La dernière restriction est moins spectaculaire mais plus fondamentale. Pour continuer d'accéder à ses morceaux, il faut connecter sur Internet PC et baladeurs au moins une fois par mois. Sinon, la musique s'évanouit, comme dans un mauvais tour de magie. Neuf et Universal ont choisi de protéger la musique qu'ils diffusent sans retenue. Les titres sont verrouillés par des DRM . Si l'abonné résilie son accès haut débit, les fichiers deviennent illisibles. Et il n'est pas possible de se protéger en gravant des CD. Les DRM entraînent dans leur sillage toute une gamme de petites vexations. Neuf et Universal ont choisi la solution Microsoft. Les PC doivent être équipés de Windows Média Player, et les lecteurs MP3 compatibles avec la DRM Windows. Neuf va fâcher les inconditionnels d'Apple, les maniaques de l'Ipod et les possesseurs de baladeurs Sony, interdits du service…
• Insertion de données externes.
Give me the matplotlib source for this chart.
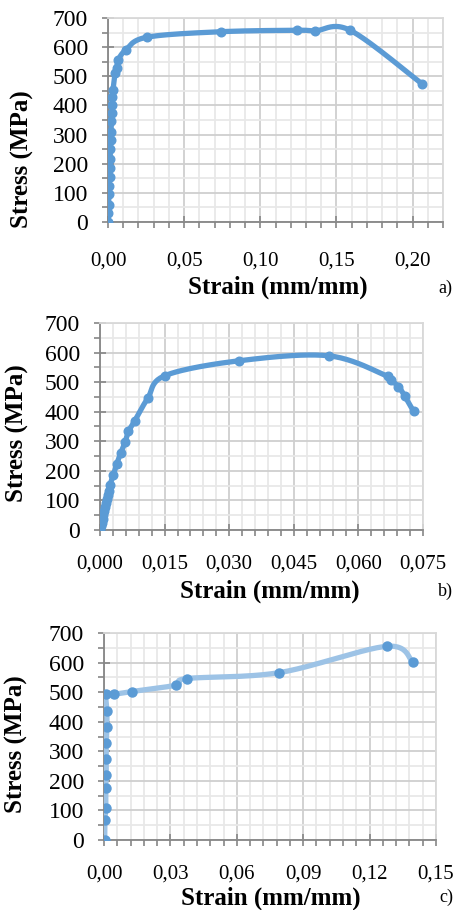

Julien Dourgnon, spécialiste du sujet à l'UFC-Que choisir, reconnaît l'intérêt de l'offre, côté prix, mais il vitupère contre la solution technique : « On est en train d'assister à des alliances objectives entre ceux qui ont les tuyaux et ceux qui ont les contenus pour créer des enclaves où on enferme les clients.» Et de dénoncer une entorse au droit de la consommation : «On se retrouve devant un cas de vente liée implicite» , où l'abonné est ficelé à la fois avec Neuf, avec Universal, et même avec Microsoft. L'offre, ajoute t-il, est «contraire à l'idée d'accès universel à la culture» . Autrement dit : si Miles Davis et John Coltrane ne sont pas chez Universal, on vous interdit de les découvrir. Et l'association de plaider pour la suppression générale des DRM sur la musique en ligne : les consommateurs doivent pouvoir acheter la musique de leur choix et en faire ce qu'ils veulent.